Report: Air Force made the Devin Kelley mistake ‘dozens’ of times

Earlier this month, gunman Devin Kelley killed 26 people at a church in Texas with a firearm he was not supposed to be able to purchase. The Air Force had failed to report his domestic violence conviction to a gun background-check database, enabling Kelley to buy firearms.

A review by the United States Air Force has since found “several dozen” more instances where the military failed to report service members convicted of serious crimes to the federal gun background-check databases, The New York Times reported Tuesday.

After the Air Force admitted on Nov. 6 that officials at Holloman Air Force Base in New Mexico had failed to report the results of Mr. Kelley’s court-martial to the federal background database, it launched an investigation into how many other serious convictions had not been reported.

While officials have only examined a portion of the convictions across the Air Force that should have been reported, several dozen cases have already surfaced that were not reported as required. Those have been corrected and reported in the past few weeks since the review began, Air Force officials said.

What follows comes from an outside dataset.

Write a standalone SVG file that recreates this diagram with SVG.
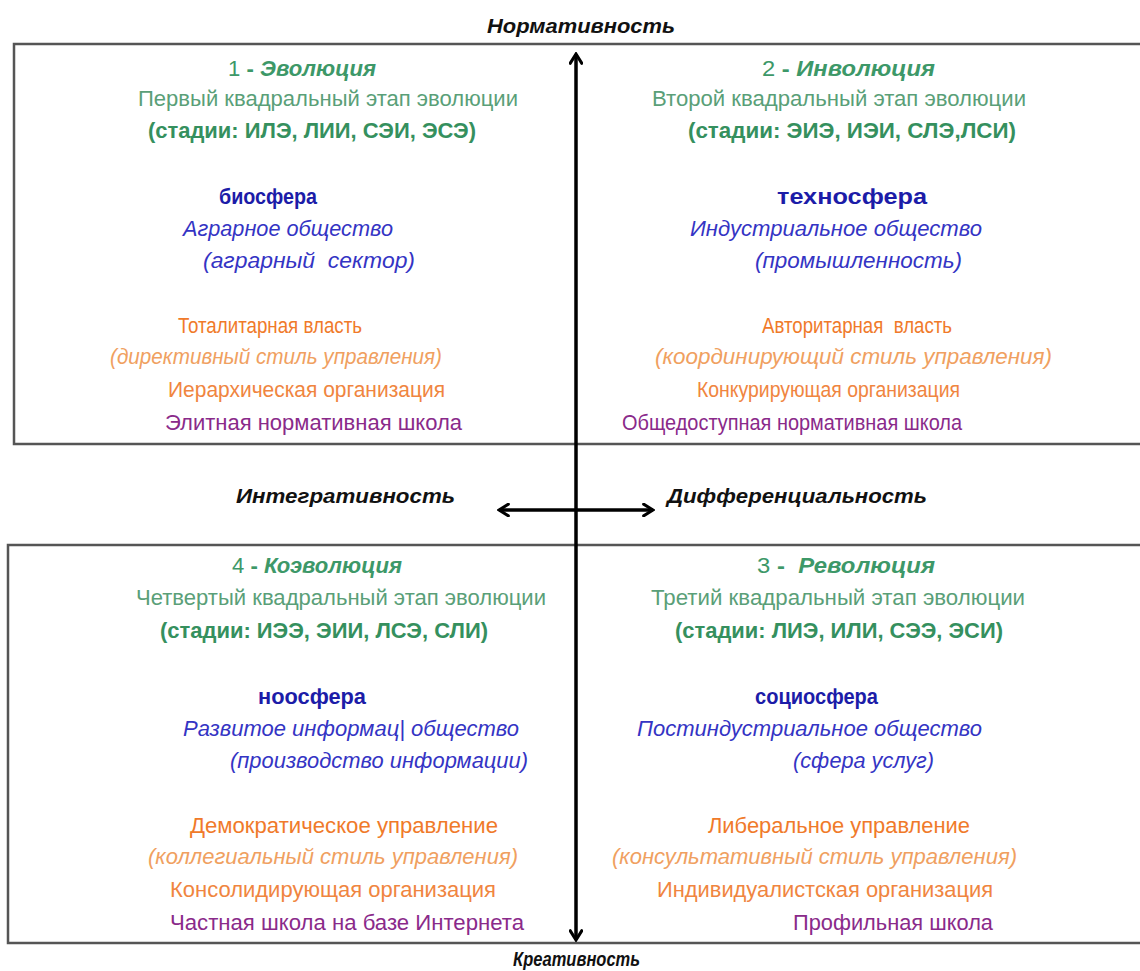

In a statement, the Air Force said the mistake made in the Kelley case “was not an isolated incident” and that “training and compliance measures were lacking.”

This is a clear failure of government — a failure that potentially puts firearms in the hands of convicted criminals and/or mentally disturbed individuals. 

How could anyone possibly think that stricter gun laws and more government could stop mass shootings when the government is incapable of following the laws we already have?